NEW ORLEANS, Feb. 24 (UPI) -- Poor decisions, risk taking and faulty testing led to the 2010 oil spill disaster in the Gulf of Mexico, court papers filed by federal prosecutors say.
The trial set to begin Monday in New Orleans will pit federal, state and private concerns against British oil giant BP, drilling rig owner Transocean Ltd., concrete provider Halliburton Corp. and equipment maker Cameron International Corp.
The Wall Street Journal reported Friday that a review of sealed court documents reveals that the government will attempt to prove BP is guilty of "gross negligence."
If the court agrees gross negligence was a factor, that would quadruple what could be billions of dollars in fines for violations of the Clean Water Act.
Court papers say BP "knowingly took additional risks," at the drilling platform, where an explosion on April 20, 2010, killed 11 workers and set off and underwater oil leak that continued for 87 days.
The company "knowingly failed to maintain" safe procedures at the rig and "thoroughly botched" a safety test before the accident, court papers say.
BP, in turn, argues that it was not negligent and is likely to base its arguments on the belief that it is not the only culpable party.
The argument that Transocean and Halliburton share the blame has already been weakened in court when Judge Carl Barbier ruled this month that BP was contractually obligated to indemnify them against damages unless they it was proved that Transocean and Halliburton were themselves guilty of gross negligence.
The companies are also facing counter lawsuits filed against each other and there is still a chance the oil giant could settle the case before the trial is completed.
That doesn't mean a scorecard won't help.

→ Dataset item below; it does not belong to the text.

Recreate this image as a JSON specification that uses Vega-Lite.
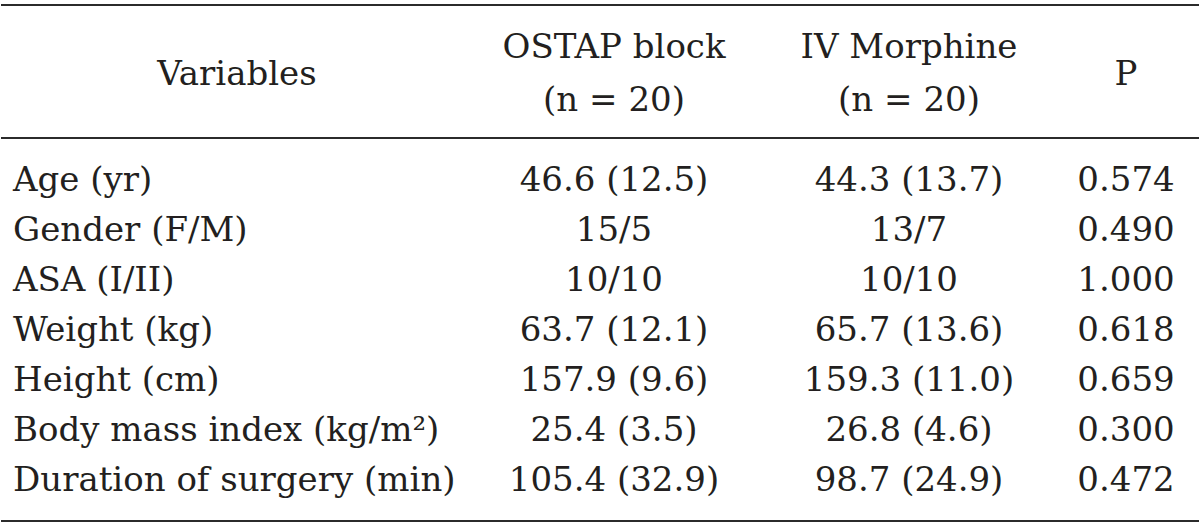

Among the many legal battle fronts, Misui & Co.'s Moex Offshore LLC unit agreed to a $90 million settlement with federal prosecutors. The company, which did not admit any wrongdoing, owned 10 percent of the oil well.
BP's partner Anadarko Petroleum Corp. has agreed to pay BP $4 billion. Moex has anted up $1 billion, Cameron International $250 million and Weatherford Oil Field Services $75 million in exchange for immunity from most charges.